A natural born competitor, Barret was basically preordained to become a basketball player, following in the footsteps of his father, who played college ball at Nebraska Wesleyan, part of a big ol’ happy family of athletes. “From the time I first stepped on the court I believed I belonged there,” says Barret. “I am a competitor, 100 percent, and believe that if you want to become a good athlete and be successful you have to be willing to compete. I always want to be an elite competitor so I can reach my full potential.”
Kid must be doin’ something right. On a team loaded with athletes and scoring option he’s second on the team at 14 points per game.
Born in Lincoln, Barret has both an older sister, Morgan, who is a student at Nebraska Wesleyan, and younger sister, Reese, who is a freshman at Norris High. “We all like to compete. We wind up pushing each other to be our best without even knowing it,” says Barret. Doesn’t hurt to have cousins Maisie and Malorie Boesiger in the mix, Maisie a current Huskers volleyball player and Malorie a difference maker on the team at Norris. “We are a super close family and us older kids do our best to be good role models for the younger ones.”

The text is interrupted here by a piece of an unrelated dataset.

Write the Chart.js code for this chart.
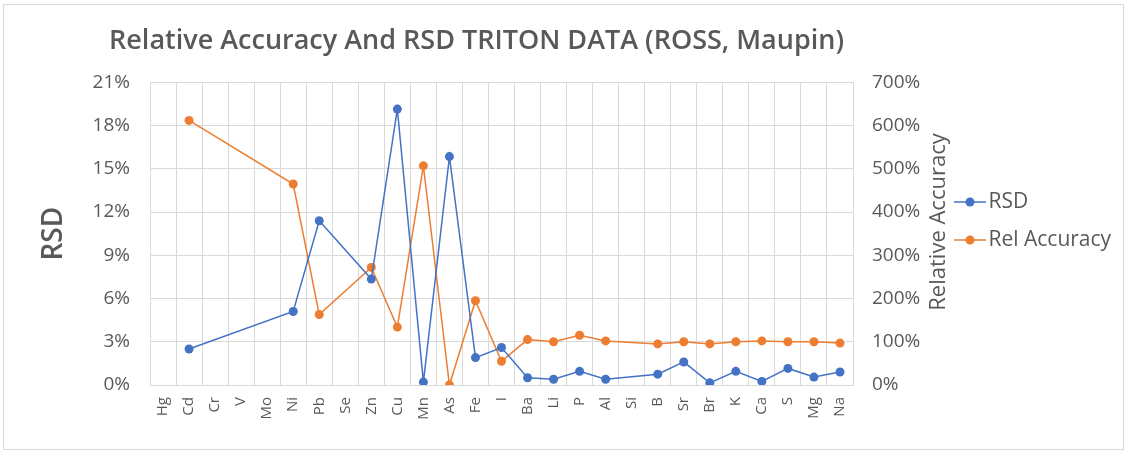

Barret has two other younger cousins, Greyson and Max, and Barret also enjoys his time with them, most of it spent what a guy might call a rustic athletic complex. “It’s really a shed that has a one-half basketball court, a golf simulator and some other stuff in there,” says Barret. As a family they enjoy card games - lots of pitch, another game called Sevens - and watching sports on TV. Barret’s favorite meal is a healthy plate of grilled chicken, rice and broccoli, and he enjoys all kinds of music. “Depends on the mood but I will go with some ‘80s and ‘90s rock, some Adele, a like country like Luke Combs, and worship music,” says Barret, adding he recently enjoyed a recent contemporary Christian music concert starring Brandon Lake.
An outstanding classroom student with a 3.8 GPA, Barret has also played some football and been on the track team during his high school career, though he skipped track last spring to concentrate on refining his game of basketball. Musta worked because after “getting looks from a lot of NAIA and DIIs” he’s earned a basketball scholarship to Morningside University where he plans to study business and finance, the end goal to become a financial advisor. Barret wears No. 4 in basketball as a tribute to his father, who wore the same number back in the day.
The kid’s seen a lot of stuff over the course of his high school athletic career, even before that to be right honest, and Barret believes it has all been to help prepare him for this moment, a charge toward the Class B state basketball championship to cap his senior year.
“We have been underdogs and we have been favorites. We have gotten every team’s best effort this season and thrive on that kind of challenge,” says Barret. “Getting so close to the top last year certainly serves as added motivation for me, and for everybody on the team, and that is another reason I feel we are as prepared as we can be for what we will see the rest of the way.”
Maybe, just maybe, all the way to the top.